The end of Everest adventure?
Twelve footfall pitches. That’s the size of the new mountaineering center, which the Chinese want to build on the Tibetan side of Mount Everest. According to the state newspaper “China Daily” the giant complex in the town of Gangkar, also known as Old Tingri, by the year 2019 is to be completed in 2019. The site is located about 60 kilometers northwest of Everest, on the travel route of expeditions that head to the highest mountain on earth. According to the “China Daily”, the mountaineering center will cost more than 100 million yuan (13.7 million euros). Accomodation and restaurants for mountaineers are planned, furthermore a helicopter rescue base, offices for expedition operators, repair shops for cars, motorcycles and bicycles as well as a mountaineering museum. The mountaineering scene is discussing the project on social media. Some see no less than the downfall of adventure on Everest. The Everest north side “will turn into a Chinese Disneyland,” says one. Another believes that a chair lift to the summit is only a matter of time. Dominik Mueller, head of German expedition operator Amical Alpin, doesn’t see why there should be outrage.
Dominik Mueller: “More security”
“There are many people discussing who don’t know the situation on the north side,” writes Dominik to me. In the so-called “Chinese Base Camp”, there are only a few teahouses and “a completely dilapidated house, in which the local liasion people and officers have to live.” The question of security is even more important than infrastructure, says Mueller, adding that there is not yet any mountain rescue on the north side. Since helicopter rescue flights are forbidden, all accident victims and climbers suffering from high altitude sickness have to be treated by the expedition doctors in tents and then evacuated from Base Camp by jeep. “When this mountaineering center is built at lower altitude than Base Camp, at last there will be the possibility to transport climbers who suffer from high altitude sickness, injured and other sick people quickly from Base Camp to lower region and treat them in appropriate rooms,” writes Dominik. “The bottom line is that this will improve the quality and, above all, increase the security. Therefore I welcome the project.”

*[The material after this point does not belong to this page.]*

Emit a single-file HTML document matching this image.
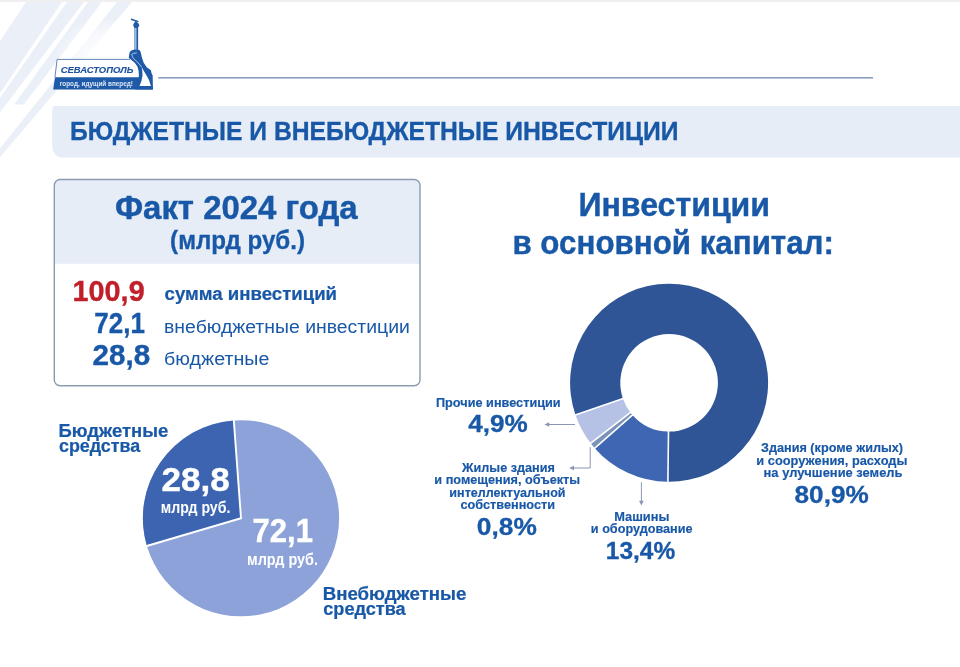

Similarly, Adrian Ballinger, head of US operator Alpenglow Expeditions, commented via Instagram a few weeks ago: “It is still nice to know there is rapid evacuation when the unexpected occurs. It’s also another real step in the Chinese/Tibetan commitment to the mountain and the importance of well managed climbing. Stoked!” Since 2015, Ballinger has been offering only Everest expeditions on the Tibetan north side of the mountain.
Top seller Everest
Commercial mountaineering has become popular in China by now. Large expedition groups from the “Middle Kingdom” are seen on the eight-thousander in Tibet – last September Billi Bierling told me about a Tibetan-Chinese expedition on Cho Oyu with about 150 (!) members – as well as on the highest mountains of Nepal. The leaders in China have recognized that mountain tourism and mountain sports make money, especially, of course, on the highest of all mountains. Mount Everest – like all prestige mountains around the world – sells well, not just in the west, and not just to climbers. As early as 2005, I saw Chinese tourists with breathing masks, who were taken by horse-drawn carriages from Rongbuk Monastery to Chinese Base Camp. “You can not turn the wheel back,” believes Dominik Mueller, head of Amical. “In the future there will be even more day trippers due to the good and easy accessibility of the Base Camp.” The question remains whether a mountaineering center near Everest must really have the size of twelve football pitches.